• Provided records:
====

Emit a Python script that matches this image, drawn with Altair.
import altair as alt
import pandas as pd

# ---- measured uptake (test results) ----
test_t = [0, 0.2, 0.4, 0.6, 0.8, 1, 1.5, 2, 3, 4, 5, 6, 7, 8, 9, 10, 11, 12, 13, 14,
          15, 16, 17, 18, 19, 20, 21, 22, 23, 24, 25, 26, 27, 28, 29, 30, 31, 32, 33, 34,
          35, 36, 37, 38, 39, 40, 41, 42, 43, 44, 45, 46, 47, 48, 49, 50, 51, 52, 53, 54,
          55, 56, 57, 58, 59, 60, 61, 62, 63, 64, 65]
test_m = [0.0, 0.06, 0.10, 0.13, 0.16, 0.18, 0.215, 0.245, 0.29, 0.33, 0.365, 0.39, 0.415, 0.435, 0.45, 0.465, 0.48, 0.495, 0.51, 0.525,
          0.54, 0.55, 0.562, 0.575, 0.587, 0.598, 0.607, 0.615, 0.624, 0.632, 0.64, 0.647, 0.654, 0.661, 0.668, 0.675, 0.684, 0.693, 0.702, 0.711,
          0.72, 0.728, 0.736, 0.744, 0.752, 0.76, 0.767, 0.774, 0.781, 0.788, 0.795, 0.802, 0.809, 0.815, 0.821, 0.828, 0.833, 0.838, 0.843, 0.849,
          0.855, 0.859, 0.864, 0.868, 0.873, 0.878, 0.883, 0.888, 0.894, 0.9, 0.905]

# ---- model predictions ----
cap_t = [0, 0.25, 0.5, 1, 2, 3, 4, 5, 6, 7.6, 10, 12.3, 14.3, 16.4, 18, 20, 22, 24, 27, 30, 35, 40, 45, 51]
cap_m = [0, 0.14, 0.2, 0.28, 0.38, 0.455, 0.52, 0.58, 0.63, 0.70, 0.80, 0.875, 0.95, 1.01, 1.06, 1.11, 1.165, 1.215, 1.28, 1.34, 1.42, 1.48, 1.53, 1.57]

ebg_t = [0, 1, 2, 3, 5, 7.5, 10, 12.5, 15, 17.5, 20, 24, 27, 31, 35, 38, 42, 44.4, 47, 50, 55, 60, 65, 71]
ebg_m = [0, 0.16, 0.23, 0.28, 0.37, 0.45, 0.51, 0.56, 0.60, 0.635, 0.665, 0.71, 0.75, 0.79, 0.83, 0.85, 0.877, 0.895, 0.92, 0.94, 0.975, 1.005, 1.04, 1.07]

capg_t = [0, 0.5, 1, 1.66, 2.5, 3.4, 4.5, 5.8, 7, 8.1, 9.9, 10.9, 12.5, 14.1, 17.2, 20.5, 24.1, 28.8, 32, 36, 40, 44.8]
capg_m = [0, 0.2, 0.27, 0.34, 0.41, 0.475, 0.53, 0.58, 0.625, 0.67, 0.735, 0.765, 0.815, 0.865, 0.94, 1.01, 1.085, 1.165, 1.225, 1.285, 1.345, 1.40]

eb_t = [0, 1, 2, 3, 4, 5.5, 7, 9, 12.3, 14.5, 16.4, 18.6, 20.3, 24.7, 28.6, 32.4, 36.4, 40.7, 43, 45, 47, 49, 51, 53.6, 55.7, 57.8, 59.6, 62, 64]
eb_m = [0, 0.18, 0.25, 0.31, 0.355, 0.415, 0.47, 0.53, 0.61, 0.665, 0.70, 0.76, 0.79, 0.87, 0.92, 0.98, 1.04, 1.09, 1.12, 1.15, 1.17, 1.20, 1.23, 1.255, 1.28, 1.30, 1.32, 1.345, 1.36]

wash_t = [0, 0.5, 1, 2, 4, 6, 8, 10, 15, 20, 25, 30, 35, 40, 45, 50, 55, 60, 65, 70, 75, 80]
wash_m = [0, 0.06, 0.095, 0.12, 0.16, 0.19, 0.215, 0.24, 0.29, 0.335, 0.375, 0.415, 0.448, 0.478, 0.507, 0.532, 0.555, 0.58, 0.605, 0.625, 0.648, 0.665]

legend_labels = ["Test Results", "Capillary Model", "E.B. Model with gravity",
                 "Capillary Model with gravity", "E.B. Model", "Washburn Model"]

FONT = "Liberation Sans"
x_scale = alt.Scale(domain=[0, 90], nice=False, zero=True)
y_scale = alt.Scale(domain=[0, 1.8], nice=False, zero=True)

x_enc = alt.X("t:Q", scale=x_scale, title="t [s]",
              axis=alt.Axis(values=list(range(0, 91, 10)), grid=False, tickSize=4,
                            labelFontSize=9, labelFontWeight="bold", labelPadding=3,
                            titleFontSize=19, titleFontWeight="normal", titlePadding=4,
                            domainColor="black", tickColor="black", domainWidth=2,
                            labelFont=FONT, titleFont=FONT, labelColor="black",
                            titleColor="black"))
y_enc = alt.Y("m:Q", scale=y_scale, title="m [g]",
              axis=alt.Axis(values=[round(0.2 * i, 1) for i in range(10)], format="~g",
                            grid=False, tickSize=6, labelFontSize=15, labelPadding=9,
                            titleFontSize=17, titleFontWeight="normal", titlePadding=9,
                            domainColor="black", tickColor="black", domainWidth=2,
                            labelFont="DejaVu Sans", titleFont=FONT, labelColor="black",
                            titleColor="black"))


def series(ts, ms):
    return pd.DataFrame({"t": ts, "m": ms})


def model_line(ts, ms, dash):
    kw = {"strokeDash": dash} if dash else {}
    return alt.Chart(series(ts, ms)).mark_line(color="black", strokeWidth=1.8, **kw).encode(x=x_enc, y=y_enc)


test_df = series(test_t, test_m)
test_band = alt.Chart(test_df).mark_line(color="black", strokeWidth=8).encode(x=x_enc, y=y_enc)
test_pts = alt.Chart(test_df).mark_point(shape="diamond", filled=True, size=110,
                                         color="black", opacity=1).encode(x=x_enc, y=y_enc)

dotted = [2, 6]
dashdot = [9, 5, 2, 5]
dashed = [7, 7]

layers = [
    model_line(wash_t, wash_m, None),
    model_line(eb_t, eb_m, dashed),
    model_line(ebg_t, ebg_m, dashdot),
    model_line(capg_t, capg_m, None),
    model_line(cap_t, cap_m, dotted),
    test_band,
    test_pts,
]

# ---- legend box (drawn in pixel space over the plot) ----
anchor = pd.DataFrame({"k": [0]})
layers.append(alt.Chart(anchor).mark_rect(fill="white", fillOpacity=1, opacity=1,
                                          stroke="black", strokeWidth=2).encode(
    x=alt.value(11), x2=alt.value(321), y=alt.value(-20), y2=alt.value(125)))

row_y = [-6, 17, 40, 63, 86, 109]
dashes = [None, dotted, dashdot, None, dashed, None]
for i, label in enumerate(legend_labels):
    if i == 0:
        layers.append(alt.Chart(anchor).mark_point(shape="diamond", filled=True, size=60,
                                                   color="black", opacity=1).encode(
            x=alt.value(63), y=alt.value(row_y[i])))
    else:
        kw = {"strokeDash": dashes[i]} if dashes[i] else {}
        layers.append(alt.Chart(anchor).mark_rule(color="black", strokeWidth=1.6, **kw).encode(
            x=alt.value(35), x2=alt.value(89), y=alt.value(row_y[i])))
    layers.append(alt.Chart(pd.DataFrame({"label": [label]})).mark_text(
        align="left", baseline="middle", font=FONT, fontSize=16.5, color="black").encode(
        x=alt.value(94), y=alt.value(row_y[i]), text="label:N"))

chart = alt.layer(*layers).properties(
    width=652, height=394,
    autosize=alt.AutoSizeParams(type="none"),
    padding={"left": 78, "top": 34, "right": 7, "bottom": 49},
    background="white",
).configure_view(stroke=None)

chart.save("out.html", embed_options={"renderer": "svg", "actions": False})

====

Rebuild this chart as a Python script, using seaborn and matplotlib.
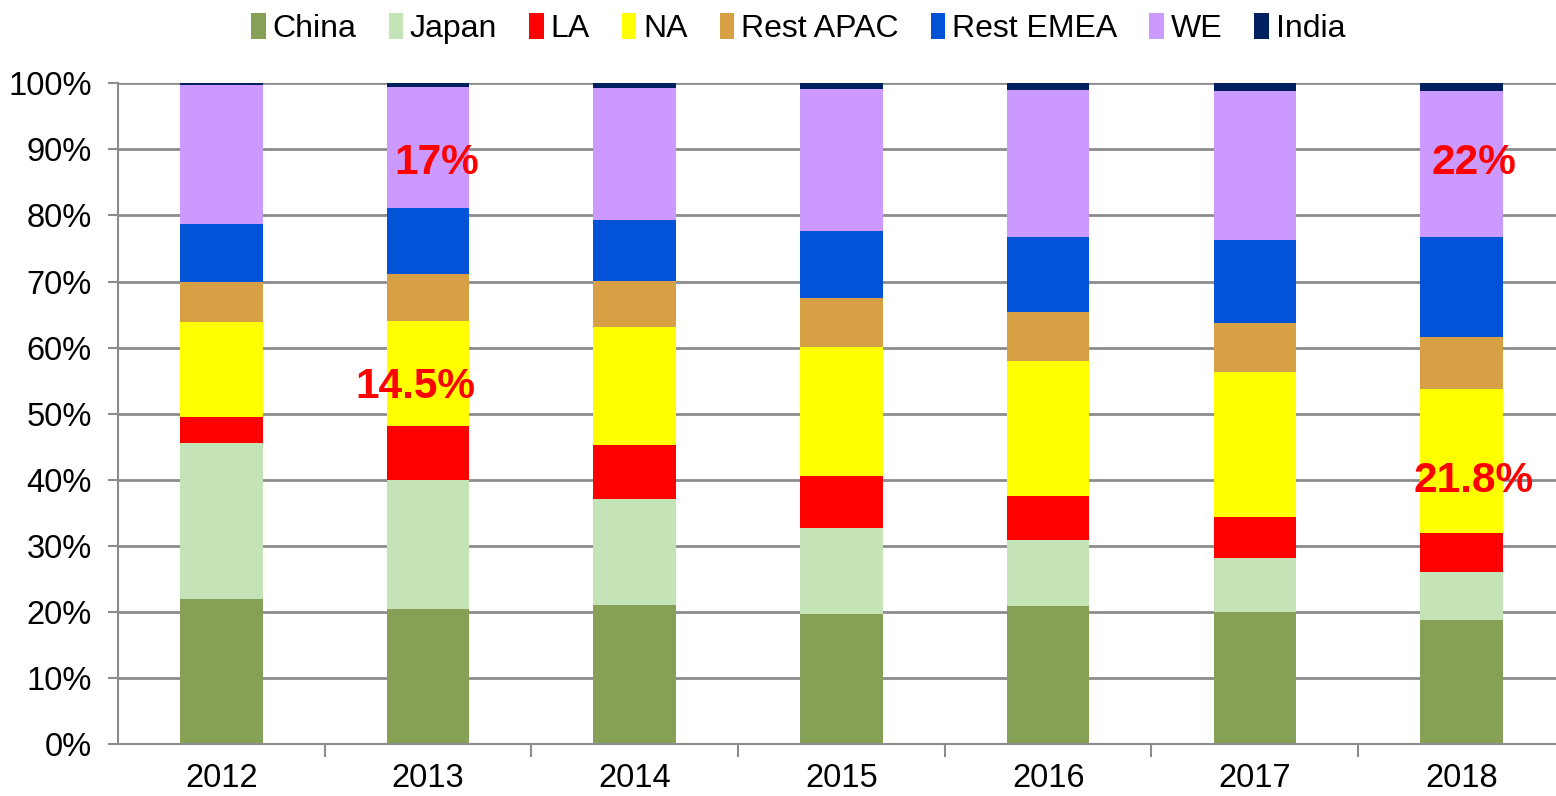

====

• Problem requirements: Extract exactly and only the lines above from the line containing "Emit a Python" through the line containing "1.285, 1.345, 1.40]", both end lines included.

• Solution:
Emit a Python script that matches this image, drawn with Altair.
import altair as alt
import pandas as pd

# ---- measured uptake (test results) ----
test_t = [0, 0.2, 0.4, 0.6, 0.8, 1, 1.5, 2, 3, 4, 5, 6, 7, 8, 9, 10, 11, 12, 13, 14,
          15, 16, 17, 18, 19, 20, 21, 22, 23, 24, 25, 26, 27, 28, 29, 30, 31, 32, 33, 34,
          35, 36, 37, 38, 39, 40, 41, 42, 43, 44, 45, 46, 47, 48, 49, 50, 51, 52, 53, 54,
          55, 56, 57, 58, 59, 60, 61, 62, 63, 64, 65]
test_m = [0.0, 0.06, 0.10, 0.13, 0.16, 0.18, 0.215, 0.245, 0.29, 0.33, 0.365, 0.39, 0.415, 0.435, 0.45, 0.465, 0.48, 0.495, 0.51, 0.525,
          0.54, 0.55, 0.562, 0.575, 0.587, 0.598, 0.607, 0.615, 0.624, 0.632, 0.64, 0.647, 0.654, 0.661, 0.668, 0.675, 0.684, 0.693, 0.702, 0.711,
          0.72, 0.728, 0.736, 0.744, 0.752, 0.76, 0.767, 0.774, 0.781, 0.788, 0.795, 0.802, 0.809, 0.815, 0.821, 0.828, 0.833, 0.838, 0.843, 0.849,
          0.855, 0.859, 0.864, 0.868, 0.873, 0.878, 0.883, 0.888, 0.894, 0.9, 0.905]

# ---- model predictions ----
cap_t = [0, 0.25, 0.5, 1, 2, 3, 4, 5, 6, 7.6, 10, 12.3, 14.3, 16.4, 18, 20, 22, 24, 27, 30, 35, 40, 45, 51]
cap_m = [0, 0.14, 0.2, 0.28, 0.38, 0.455, 0.52, 0.58, 0.63, 0.70, 0.80, 0.875, 0.95, 1.01, 1.06, 1.11, 1.165, 1.215, 1.28, 1.34, 1.42, 1.48, 1.53, 1.57]

ebg_t = [0, 1, 2, 3, 5, 7.5, 10, 12.5, 15, 17.5, 20, 24, 27, 31, 35, 38, 42, 44.4, 47, 50, 55, 60, 65, 71]
ebg_m = [0, 0.16, 0.23, 0.28, 0.37, 0.45, 0.51, 0.56, 0.60, 0.635, 0.665, 0.71, 0.75, 0.79, 0.83, 0.85, 0.877, 0.895, 0.92, 0.94, 0.975, 1.005, 1.04, 1.07]

capg_t = [0, 0.5, 1, 1.66, 2.5, 3.4, 4.5, 5.8, 7, 8.1, 9.9, 10.9, 12.5, 14.1, 17.2, 20.5, 24.1, 28.8, 32, 36, 40, 44.8]
capg_m = [0, 0.2, 0.27, 0.34, 0.41, 0.475, 0.53, 0.58, 0.625, 0.67, 0.735, 0.765, 0.815, 0.865, 0.94, 1.01, 1.085, 1.165, 1.225, 1.285, 1.345, 1.40]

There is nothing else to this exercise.